5. My habits and/or actions in the last… &$%^ years (unknown) suggest to me that maybe I wasn’t meant to be a writer after all. I have so many ideas and I am good at writing, but I have no motivation anymore, I never actually write. Plus, I don’t think I have the stamina for all the rejections writers supposedly get.

I’m awash in a sea of personal crises.

Five Things Friday: January 17, 2014

Three creative things I want to do RIGHT NOW. But seriously, literally right now.

1. Write for a really large block of time and finish at least one short story (that’s been in the works for a pretty long time now). In addition, make some progress on the novel I was writing that I was going to work on a bit in December, and then didn’t because I’m just too lazy to ever be productive.

2. Get paints and brushes and DIY the cardboard boxes I use as storage bins so that my room can be pretty and not just a complete mess.

3. Totally reorganize my room. It doesn’t sound like a “creative” thing, but it would have to be to figure out how to make everything fit nicely in my room.

Two reasons I’m sure I won’t do these things.

1. Chores and errands and adult things like that.
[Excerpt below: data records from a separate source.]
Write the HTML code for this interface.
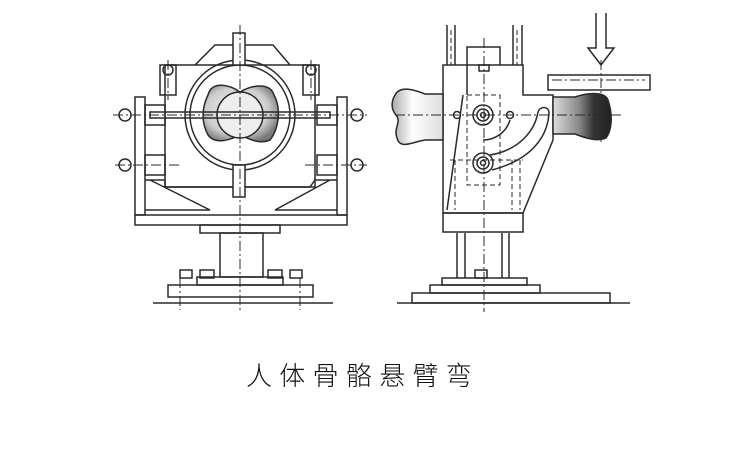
<!DOCTYPE html>
<html><head><meta charset="utf-8"><style>
html,body{margin:0;padding:0;background:#fff;}
body{width:756px;height:451px;position:relative;overflow:hidden;}
svg{position:absolute;left:0;top:0;}
.cap{position:absolute;left:246px;top:358px;font-family:"Liberation Sans","Noto Sans CJK SC",sans-serif;font-size:26px;font-weight:300;letter-spacing:7.3px;color:#111;white-space:nowrap;line-height:36px;}
</style></head><body>
<svg width="756" height="451" viewBox="0 0 756 451" fill="none" stroke="#2a2a2a" stroke-width="1.5">
<defs>
<radialGradient id="bg1" cx="0.45" cy="0.45" r="0.6"><stop offset="0" stop-color="#fafafa"/><stop offset="0.7" stop-color="#ccc"/><stop offset="1" stop-color="#777"/></radialGradient>
<linearGradient id="bg2" x1="0" x2="1"><stop offset="0" stop-color="#ddd"/><stop offset="0.45" stop-color="#888"/><stop offset="0.7" stop-color="#333"/><stop offset="1" stop-color="#222"/></linearGradient>
<linearGradient id="bg3" x1="0" x2="1"><stop offset="0" stop-color="#aaa"/><stop offset="0.4" stop-color="#fff"/><stop offset="1" stop-color="#ddd"/></linearGradient>
</defs>
<!-- LEFT VIEW -->
<line x1="153" y1="303" x2="333" y2="303"/>
<rect x="168" y="285" width="145" height="12"/>
<rect x="197" y="277" width="86" height="8"/>
<rect x="220" y="233" width="43" height="44"/>
<rect x="200" y="225" width="80" height="8"/>
<rect x="135" y="215" width="212" height="10"/>
<rect x="135" y="97" width="10" height="118"/>
<rect x="337" y="97" width="10" height="118"/>
<rect x="145" y="105" width="20" height="20"/><rect x="317" y="105" width="20" height="20"/>
<rect x="145" y="155" width="20" height="20"/><rect x="317" y="155" width="20" height="20"/>
<path d="M165 65 H315 V187 H165 Z"/>
<path d="M145 180 H165 L165 187 L310 187 L315 180 H337 M145 210 L210 210 L150 180 M337 210 L275 210 L330 180"/>
<path d="M195 65 L215 45 H273 L290 65"/>
<rect x="160" y="65" width="16" height="30"/><rect x="303" y="65" width="16" height="30"/>
<circle cx="168" cy="70" r="5"/><circle cx="311" cy="70" r="5"/>
<circle cx="125" cy="115" r="6"/><circle cx="357" cy="115" r="6"/>
<circle cx="125" cy="165" r="6"/><circle cx="357" cy="165" r="6"/>
<circle cx="240" cy="115" r="55"/><circle cx="240" cy="115" r="50"/>
<path d="M208 95 C212 80 230 85 240 92 C252 85 270 82 274 95 C282 110 278 130 270 140 C258 145 248 138 240 135 C230 140 215 145 208 135 C200 120 203 105 208 95 Z" fill="url(#bg1)"/>
<circle cx="240" cy="115" r="23" fill="#eee"/>
<rect x="233" y="33" width="12" height="32" fill="#fff"/>
<rect x="233" y="165" width="12" height="32" fill="#fff"/>
<rect x="150" y="112" width="180" height="6"/>
<rect x="180" y="270" width="12" height="8"/><rect x="290" y="270" width="12" height="8"/>
<rect x="200" y="270" width="14" height="8"/><rect x="268" y="270" width="14" height="8"/>
<g stroke-dasharray="10 3 2 3" stroke-width="1">
<line x1="240" y1="25" x2="240" y2="312"/>
<line x1="113" y1="115" x2="367" y2="115"/>
<line x1="115" y1="165" x2="180" y2="165"/><line x1="305" y1="165" x2="367" y2="165"/>
<line x1="168" y1="60" x2="168" y2="100"/><line x1="311" y1="60" x2="311" y2="100"/>
<line x1="180" y1="278" x2="180" y2="310"/><line x1="300" y1="278" x2="300" y2="310"/>
</g>
<!-- RIGHT VIEW -->
<line x1="397" y1="303" x2="630" y2="303"/>
<rect x="412" y="293" width="198" height="10"/>
<rect x="430" y="285" width="110" height="8"/>
<rect x="442" y="278" width="85" height="7"/>
<rect x="475" y="270" width="12" height="8"/>
<line x1="457" y1="233" x2="457" y2="278"/><line x1="465" y1="233" x2="465" y2="278"/>
<line x1="502" y1="233" x2="502" y2="278"/><line x1="509" y1="233" x2="509" y2="278"/>
<rect x="443" y="213" width="80" height="19"/>
<path d="M443 65 H523 V95 H553 V140 L523 213 H443 Z"/>
<path d="M467 95 V47 H500 V65"/>
<rect x="479" y="65" width="10" height="6"/>
<line x1="447" y1="25" x2="447" y2="65"/><line x1="455" y1="25" x2="455" y2="65"/>
<line x1="513" y1="25" x2="513" y2="65"/><line x1="522" y1="25" x2="522" y2="65"/>
<line x1="463" y1="95" x2="447" y2="210"/>
<path d="M395 95 C400 85 415 90 425 94 L443 94 L443 140 L425 140 C412 142 400 150 397 138 C393 128 402 122 396 115 C390 108 392 100 395 95 Z" fill="url(#bg3)"/>
<path d="M553 97 L575 97 C590 92 605 92 608 100 C613 115 612 130 606 138 C598 142 585 138 575 134 L553 134 Z" fill="url(#bg2)"/>
<rect x="548" y="75" width="102" height="15" fill="#fff"/>
<path d="M596 13 V48 H588 L601 65 L614 48 H606 V13" fill="#fff"/>
<circle cx="483" cy="115" r="10"/><circle cx="483" cy="115" r="6"/><circle cx="483" cy="115" r="2.5"/>
<circle cx="483" cy="163" r="10"/><circle cx="483" cy="163" r="6"/><circle cx="483" cy="163" r="2.5"/>
<circle cx="457" cy="115" r="3.5"/><circle cx="510" cy="115" r="3.5"/>
<path d="M483 140 A28 28 0 0 0 510 120"/>
<path d="M490 155 C520 150 535 130 538 112 C540 106 548 106 549 112 C548 138 530 160 492 170"/>
<g stroke-dasharray="5 3" stroke-width="1">
<rect x="467" y="95" width="33" height="90"/>
<line x1="450" y1="160" x2="523" y2="160"/>
<line x1="455" y1="160" x2="455" y2="210"/><line x1="512" y1="160" x2="512" y2="210"/>
<line x1="520" y1="160" x2="520" y2="210"/>
<line x1="451" y1="30" x2="451" y2="65"/><line x1="517" y1="30" x2="517" y2="65"/>
</g>
<g stroke-dasharray="10 3 2 3" stroke-width="1">
<line x1="484" y1="38" x2="484" y2="312"/>
<line x1="395" y1="115" x2="622" y2="115"/>
<line x1="601" y1="60" x2="601" y2="145"/>
<line x1="552" y1="80" x2="645" y2="80"/>
</g>
</svg>
<div class="cap">人体骨骼悬臂弯</div>
</body></html>
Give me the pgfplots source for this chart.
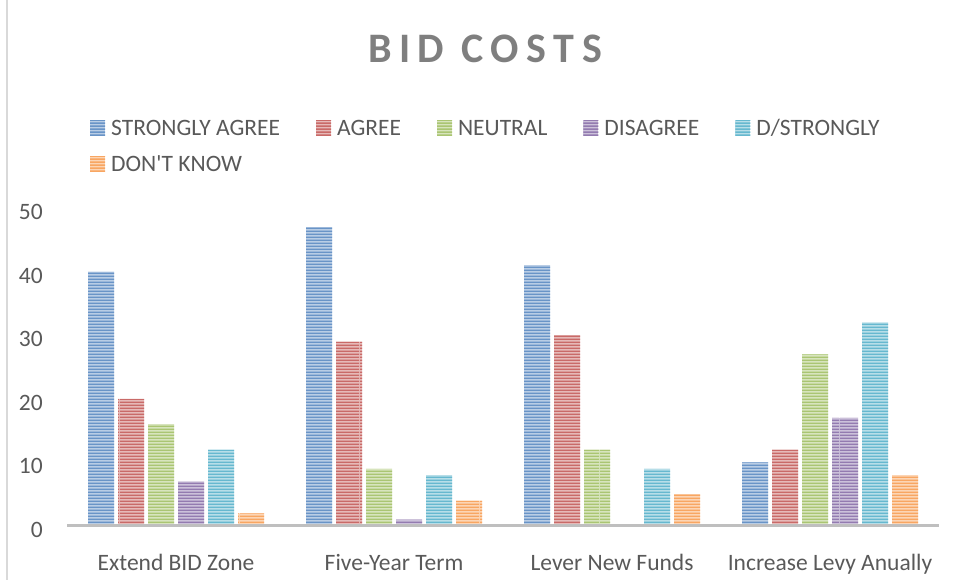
\documentclass[border=0pt]{standalone}
\usepackage{fontspec}
\setmainfont{Carlito}
\usepackage{pgfplots}
\pgfplotsset{compat=1.18}
\usepackage{pgfplotstable}
\usetikzlibrary{patterns}
\definecolor{cBlue}{HTML}{4F81BD}
\definecolor{cRed}{HTML}{C0504D}
\definecolor{cGreen}{HTML}{9BBB59}
\definecolor{cPurple}{HTML}{8064A2}
\definecolor{cCyan}{HTML}{4BACC6}
\definecolor{cOrange}{HTML}{F79646}
\definecolor{txt}{HTML}{595959}
\definecolor{ttl}{HTML}{7F7F7F}
\definecolor{axl}{HTML}{BFBFBF}
\definecolor{frm}{HTML}{D9D9D9}
\pgfdeclarepatternformonly{hstripes}{\pgfpointorigin}{\pgfpoint{120pt}{3pt}}{\pgfpoint{120pt}{3pt}}{%
  \pgfpathrectangle{\pgfpointorigin}{\pgfpoint{120pt}{1.9pt}}\pgfusepath{fill}}
\newcommand\fs{\fontsize{23.5pt}{28pt}\selectfont}
\pgfplotsset{barsty/.style={fill=#1!40!white, draw=none,
  postaction={pattern=hstripes, pattern color=#1!85!white}}}
\pgfplotstableread{
x sa ag ne di ds dk
0 40 20 16 7 12 2
1 47 29 9 1 8 4
2 41 30 12 0 9 5
3 10 12 27 17 32 8
}\data
\begin{document}
\begin{tikzpicture}
\path[use as bounding box] (0,0) rectangle (956pt,580pt);
\draw[frm, line width=1.5pt] (7pt,0) -- (7pt,580pt);
\node[anchor=base, text=ttl, font=\fontsize{42pt}{48pt}\selectfont\bfseries\addfontfeature{LetterSpace=18}] at (485pt,517pt) {BID COSTS};
\begin{axis}[
 at={(67pt,54pt)}, anchor=south west, scale only axis, width=872pt, height=318pt,
 xmin=-0.5, xmax=3.5, ymin=0, ymax=50, ytick={0,10,...,50},
 xtick={0,1,2,3}, xticklabels={Extend BID Zone, Five-Year Term, Lever New Funds, Increase Levy Anually},
 ybar=4pt, bar width=26pt,
 axis line style={draw=none}, major tick length=0pt,
 tick label style={font=\fs, text=txt},
 /pgf/number format/assume math mode=true,
 xticklabel style={inner sep=0pt, yshift=-28pt, anchor=north},
 yticklabel style={inner sep=0pt, xshift=-24pt, yshift=-4pt, anchor=east},
 clip=false,
 legend columns=5,
 legend style={draw=none, fill=none, at={(axis description cs:0.0264,1.2794)}, anchor=north west,
   font=\fs, text=txt, inner sep=0pt, nodes={inner sep=0pt, anchor=base west}, row sep=18pt,
   /tikz/every odd column/.append style={column sep=6pt},
   /tikz/every even column/.append style={column sep=36pt}},
 legend image code/.code={\fill[#1] (0pt,0pt) rectangle (15pt,15pt);},
]
\addplot[barsty=cBlue] table[x=x,y=sa] {\data};
\addplot[barsty=cRed] table[x=x,y=ag] {\data};
\addplot[barsty=cGreen] table[x=x,y=ne] {\data};
\addplot[barsty=cPurple] table[x=x,y=di] {\data};
\addplot[barsty=cCyan] table[x=x,y=ds] {\data};
\addplot[barsty=cOrange] table[x=x,y=dk] {\data};
\legend{STRONGLY AGREE, AGREE, NEUTRAL, DISAGREE, D/STRONGLY, DON\textquotesingle T KNOW}
\draw[axl, line width=3pt] (axis cs:-0.5,0) -- (axis cs:3.5,0);
\end{axis}
\end{tikzpicture}
\end{document}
It’s often tempting to forego responsibility for awesomeness, but at some point the concept was ingrained in me that if you do that you end up with a mess that’s harder to deal with later. So I try. Sort of. But I also waste a lot of time watching tv shows, so what’s the real problem here?

2. Currently editing the longest manuscript ever.  EVER. Aside from, like, encyclopedias or whatever. And because of time and deadlines and stuff, I’m going to have to work quite a bit this weekend, because otherwise we might have problems.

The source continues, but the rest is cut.